I loved making all these little choices as new buildings became available: Do I want to pick the Clothier to make lots of fancy coats to keep my villagers warm, or the Bakery because then I can make biscuits AND pies to tick off the food demands of two villager types? But if I go with the Clothier, can my Crude Workstation deliver enough fabric to keep? And if I’m baking biscuits and pies now, I’m suddenly going to need to find another source of flour. All the information you need to calculate these economic choices is presented in a clear, clean manner, allowing you to see at a glance where all your production bottlenecks are. And you can adjust production rates easily, to ensure you’re only making what you need and not wasting raw materials you might need for other things later. The intuitive interface and the powerful in-game atlas just let you get on with making the fun strategic decisions rather than clicking around on everything trying to work out why no one’s got any ale to drink this week.
Even the population types available to you on each run factor in to making your choices more interesting. There are four types of villagers: humans, beavers, lizards and harpies. Each type specialises in a particular type of work–lizards work best with meat, whether hunting or preparing, and love the heat of a kitchen or smelter or similar warm environment–and so juggling them between jobs, as the make-up of your population changes with new arrivals or unfortunate demises and you close certain buildings while open others, is an enjoyable management game in itself.
More interestingly, however, is that you’ll only ever have three of the four population types present on any one run.

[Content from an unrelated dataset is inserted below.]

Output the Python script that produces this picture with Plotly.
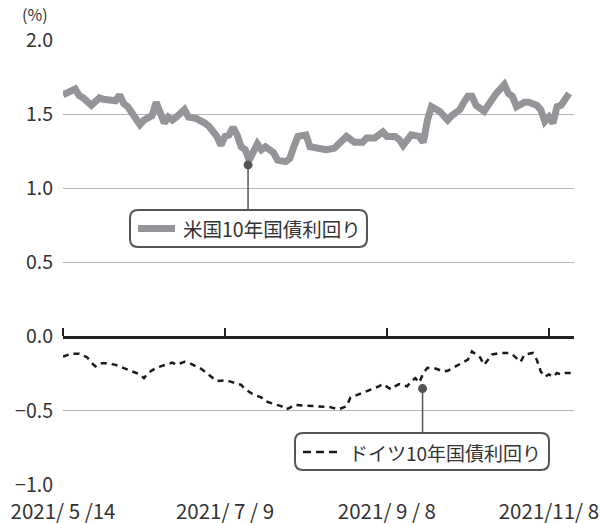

Start a map with no lizards and you’ve got to now cope with a firekeeper who’s less effective at tending the all-important Hearth at the centre of your village. No beavers and you’re down your usual woodcutting and engineering specialists. Instead, as with the types of buildings you might draw, or the resources you’ll uncover in a glade, you’ve got to improvise and learn to compensate for the missing population type. You’ll grow to understand the strengths of each and be able to adjust your approach wherever the random roll of each run takes you.
What I feared most about a Roguelite city-builder is that one run would end up feeling to similar to the previous run. Or that there’d be too much repetition as you go through the motions of throwing the same handful of buildings into the production queue once again. Or you’d land on a new map and think you’d seen it all before. With Against The Storm, those fears were unfounded. The random and procedurally generated aspects delivered by the deck-building and Roguelite structure end up keeping things fresh each run, throwing new obstacles and challenges in your way, and providing you with the tools to improvise solutions. Let the Blightstorm do its worst. I can’t wait to start over again.
AGAINST THE STORM VERDICT
Against The Storm is simply one of the best city-builders in years.
TOP GAME MOMENT
Discovering you can move–at no cost–many of the buildings in a settlement was a joyous revelation for someone who loves tweaking the town layout until it’s just perfect.
Good vs Bad
- Production chains full of interesting decisions make for a solid city-builder foundation
- The run-based Roguelite structure with persistent progress keeps delivering new objectives
- The deck-building nature of the tech tree forces you to improvise your approach every run
- Honestly, nothing.
- Except maybe that it's only in Early Access and isn't finished yet?